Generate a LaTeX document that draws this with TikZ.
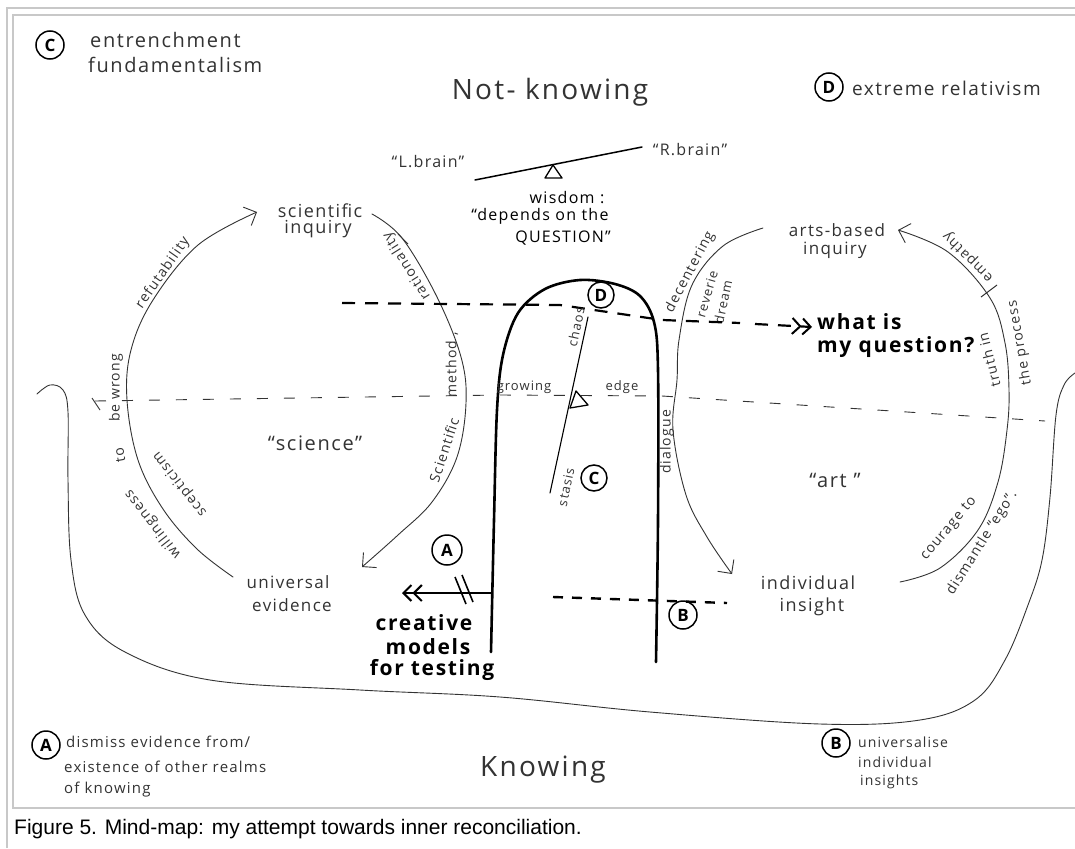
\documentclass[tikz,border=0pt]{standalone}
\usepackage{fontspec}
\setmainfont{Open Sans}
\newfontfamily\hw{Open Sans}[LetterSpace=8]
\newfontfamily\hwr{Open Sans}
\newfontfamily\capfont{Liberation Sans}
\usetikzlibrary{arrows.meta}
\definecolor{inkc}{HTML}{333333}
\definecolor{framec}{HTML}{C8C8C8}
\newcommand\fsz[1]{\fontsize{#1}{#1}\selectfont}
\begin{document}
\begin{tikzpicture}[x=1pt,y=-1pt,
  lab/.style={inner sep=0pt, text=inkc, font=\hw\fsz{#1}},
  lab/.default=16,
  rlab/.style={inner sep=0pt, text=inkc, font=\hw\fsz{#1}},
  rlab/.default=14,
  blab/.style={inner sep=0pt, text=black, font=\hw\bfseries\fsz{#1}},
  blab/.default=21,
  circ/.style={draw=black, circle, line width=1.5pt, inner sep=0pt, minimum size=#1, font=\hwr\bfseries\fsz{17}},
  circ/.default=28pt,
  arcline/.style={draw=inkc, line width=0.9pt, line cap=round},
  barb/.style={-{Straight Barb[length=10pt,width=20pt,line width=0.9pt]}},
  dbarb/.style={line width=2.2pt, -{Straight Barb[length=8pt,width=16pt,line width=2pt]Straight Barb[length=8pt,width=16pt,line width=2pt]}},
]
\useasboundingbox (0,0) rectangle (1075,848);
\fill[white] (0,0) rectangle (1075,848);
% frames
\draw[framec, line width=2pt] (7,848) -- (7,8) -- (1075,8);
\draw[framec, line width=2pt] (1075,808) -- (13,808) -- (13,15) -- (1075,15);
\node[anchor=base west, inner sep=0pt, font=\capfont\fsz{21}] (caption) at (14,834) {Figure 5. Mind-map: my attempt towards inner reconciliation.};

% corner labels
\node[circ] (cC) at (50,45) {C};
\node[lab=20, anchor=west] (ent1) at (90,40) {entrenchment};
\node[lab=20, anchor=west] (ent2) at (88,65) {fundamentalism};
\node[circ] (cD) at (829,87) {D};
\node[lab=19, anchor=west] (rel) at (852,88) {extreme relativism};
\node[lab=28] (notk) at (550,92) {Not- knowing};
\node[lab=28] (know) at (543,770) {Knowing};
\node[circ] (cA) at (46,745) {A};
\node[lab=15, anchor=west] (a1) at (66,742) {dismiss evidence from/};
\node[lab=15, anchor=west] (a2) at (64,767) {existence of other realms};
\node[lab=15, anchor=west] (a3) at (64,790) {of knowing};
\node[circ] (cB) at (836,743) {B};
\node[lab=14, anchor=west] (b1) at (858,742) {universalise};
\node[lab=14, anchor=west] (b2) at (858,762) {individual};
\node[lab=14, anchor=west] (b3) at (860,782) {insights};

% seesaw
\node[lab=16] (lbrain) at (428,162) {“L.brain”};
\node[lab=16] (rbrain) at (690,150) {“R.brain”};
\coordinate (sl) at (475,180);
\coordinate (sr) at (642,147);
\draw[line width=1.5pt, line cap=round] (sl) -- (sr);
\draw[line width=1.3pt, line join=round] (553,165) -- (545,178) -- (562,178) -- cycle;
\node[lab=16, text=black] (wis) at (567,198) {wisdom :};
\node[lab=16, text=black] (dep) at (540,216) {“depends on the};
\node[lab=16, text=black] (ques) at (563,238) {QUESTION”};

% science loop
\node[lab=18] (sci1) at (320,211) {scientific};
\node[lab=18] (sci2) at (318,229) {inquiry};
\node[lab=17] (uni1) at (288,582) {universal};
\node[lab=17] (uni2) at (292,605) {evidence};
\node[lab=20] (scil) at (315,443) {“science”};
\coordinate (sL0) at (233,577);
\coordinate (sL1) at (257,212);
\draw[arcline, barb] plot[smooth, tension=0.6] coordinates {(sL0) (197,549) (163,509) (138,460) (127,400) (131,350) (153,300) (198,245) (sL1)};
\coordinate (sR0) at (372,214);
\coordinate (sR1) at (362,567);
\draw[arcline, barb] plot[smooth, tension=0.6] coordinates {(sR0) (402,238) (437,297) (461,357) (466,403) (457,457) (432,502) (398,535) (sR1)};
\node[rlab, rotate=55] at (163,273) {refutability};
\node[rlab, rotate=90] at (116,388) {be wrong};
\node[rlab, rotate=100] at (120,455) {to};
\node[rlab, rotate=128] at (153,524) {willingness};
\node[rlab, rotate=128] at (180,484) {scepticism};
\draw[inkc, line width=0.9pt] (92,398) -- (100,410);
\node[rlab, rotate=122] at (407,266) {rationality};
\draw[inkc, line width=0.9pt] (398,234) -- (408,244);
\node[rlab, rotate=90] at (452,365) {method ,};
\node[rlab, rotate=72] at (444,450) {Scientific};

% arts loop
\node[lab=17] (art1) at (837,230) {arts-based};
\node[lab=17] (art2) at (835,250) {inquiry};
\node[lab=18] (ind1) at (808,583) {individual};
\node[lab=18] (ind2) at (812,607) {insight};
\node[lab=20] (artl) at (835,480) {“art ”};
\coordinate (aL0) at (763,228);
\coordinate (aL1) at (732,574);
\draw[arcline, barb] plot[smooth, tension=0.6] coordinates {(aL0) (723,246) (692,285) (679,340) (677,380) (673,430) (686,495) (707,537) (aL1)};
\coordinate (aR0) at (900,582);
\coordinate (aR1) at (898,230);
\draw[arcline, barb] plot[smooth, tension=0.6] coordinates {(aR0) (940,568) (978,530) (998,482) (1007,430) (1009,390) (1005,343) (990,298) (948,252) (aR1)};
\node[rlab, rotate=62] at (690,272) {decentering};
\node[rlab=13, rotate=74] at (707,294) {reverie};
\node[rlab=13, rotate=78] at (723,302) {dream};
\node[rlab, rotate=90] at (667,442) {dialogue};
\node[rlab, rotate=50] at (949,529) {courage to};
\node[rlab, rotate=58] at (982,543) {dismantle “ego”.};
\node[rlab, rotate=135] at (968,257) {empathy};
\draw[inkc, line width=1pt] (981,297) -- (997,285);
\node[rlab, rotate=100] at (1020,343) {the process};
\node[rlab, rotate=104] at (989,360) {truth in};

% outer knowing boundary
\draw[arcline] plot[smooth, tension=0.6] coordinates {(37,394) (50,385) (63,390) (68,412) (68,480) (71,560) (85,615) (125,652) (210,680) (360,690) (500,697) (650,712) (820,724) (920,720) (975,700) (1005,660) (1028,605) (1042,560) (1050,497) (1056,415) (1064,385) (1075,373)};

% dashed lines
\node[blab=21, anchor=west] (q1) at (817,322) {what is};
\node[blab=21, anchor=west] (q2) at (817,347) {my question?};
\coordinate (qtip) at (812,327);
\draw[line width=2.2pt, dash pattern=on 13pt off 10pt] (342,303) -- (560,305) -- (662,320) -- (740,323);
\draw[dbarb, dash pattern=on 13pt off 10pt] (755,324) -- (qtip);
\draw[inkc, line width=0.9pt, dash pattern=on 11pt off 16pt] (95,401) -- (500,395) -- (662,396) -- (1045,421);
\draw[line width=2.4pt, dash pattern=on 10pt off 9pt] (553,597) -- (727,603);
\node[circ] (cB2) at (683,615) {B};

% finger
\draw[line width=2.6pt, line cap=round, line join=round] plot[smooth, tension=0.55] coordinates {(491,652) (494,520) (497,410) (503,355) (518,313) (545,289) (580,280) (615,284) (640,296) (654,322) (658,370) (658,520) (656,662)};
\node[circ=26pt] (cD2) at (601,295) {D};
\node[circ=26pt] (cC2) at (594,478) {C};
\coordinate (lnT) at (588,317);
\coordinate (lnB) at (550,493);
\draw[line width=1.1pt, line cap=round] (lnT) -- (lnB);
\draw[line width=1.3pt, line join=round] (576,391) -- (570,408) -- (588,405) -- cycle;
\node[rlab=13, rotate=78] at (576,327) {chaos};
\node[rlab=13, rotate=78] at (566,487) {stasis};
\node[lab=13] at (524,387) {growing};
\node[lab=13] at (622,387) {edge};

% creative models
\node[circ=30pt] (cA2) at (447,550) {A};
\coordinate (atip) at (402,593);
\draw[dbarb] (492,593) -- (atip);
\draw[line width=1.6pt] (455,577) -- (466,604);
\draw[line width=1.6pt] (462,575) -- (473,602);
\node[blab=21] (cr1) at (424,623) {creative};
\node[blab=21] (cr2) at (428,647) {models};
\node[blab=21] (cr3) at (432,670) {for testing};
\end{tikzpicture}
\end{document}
────────────────────
WHAT THE TASK ASKS —
Starting at the top of the listing above, please restate word for word each line up to and including the one that holds "(caption) at (14,834)", omitting every image.

ANSWER TO THE TASK —
Generate a LaTeX document that draws this with TikZ.
\documentclass[tikz,border=0pt]{standalone}
\usepackage{fontspec}
\setmainfont{Open Sans}
\newfontfamily\hw{Open Sans}[LetterSpace=8]
\newfontfamily\hwr{Open Sans}
\newfontfamily\capfont{Liberation Sans}
\usetikzlibrary{arrows.meta}
\definecolor{inkc}{HTML}{333333}
\definecolor{framec}{HTML}{C8C8C8}
\newcommand\fsz[1]{\fontsize{#1}{#1}\selectfont}
\begin{document}
\begin{tikzpicture}[x=1pt,y=-1pt,
  lab/.style={inner sep=0pt, text=inkc, font=\hw\fsz{#1}},
  lab/.default=16,
  rlab/.style={inner sep=0pt, text=inkc, font=\hw\fsz{#1}},
  rlab/.default=14,
  blab/.style={inner sep=0pt, text=black, font=\hw\bfseries\fsz{#1}},
  blab/.default=21,
  circ/.style={draw=black, circle, line width=1.5pt, inner sep=0pt, minimum size=#1, font=\hwr\bfseries\fsz{17}},
  circ/.default=28pt,
  arcline/.style={draw=inkc, line width=0.9pt, line cap=round},
  barb/.style={-{Straight Barb[length=10pt,width=20pt,line width=0.9pt]}},
  dbarb/.style={line width=2.2pt, -{Straight Barb[length=8pt,width=16pt,line width=2pt]Straight Barb[length=8pt,width=16pt,line width=2pt]}},
]
\useasboundingbox (0,0) rectangle (1075,848);
\fill[white] (0,0) rectangle (1075,848);
% frames
\draw[framec, line width=2pt] (7,848) -- (7,8) -- (1075,8);
\draw[framec, line width=2pt] (1075,808) -- (13,808) -- (13,15) -- (1075,15);
\node[anchor=base west, inner sep=0pt, font=\capfont\fsz{21}] (caption) at (14,834) {Figure 5. Mind-map: my attempt towards inner reconciliation.};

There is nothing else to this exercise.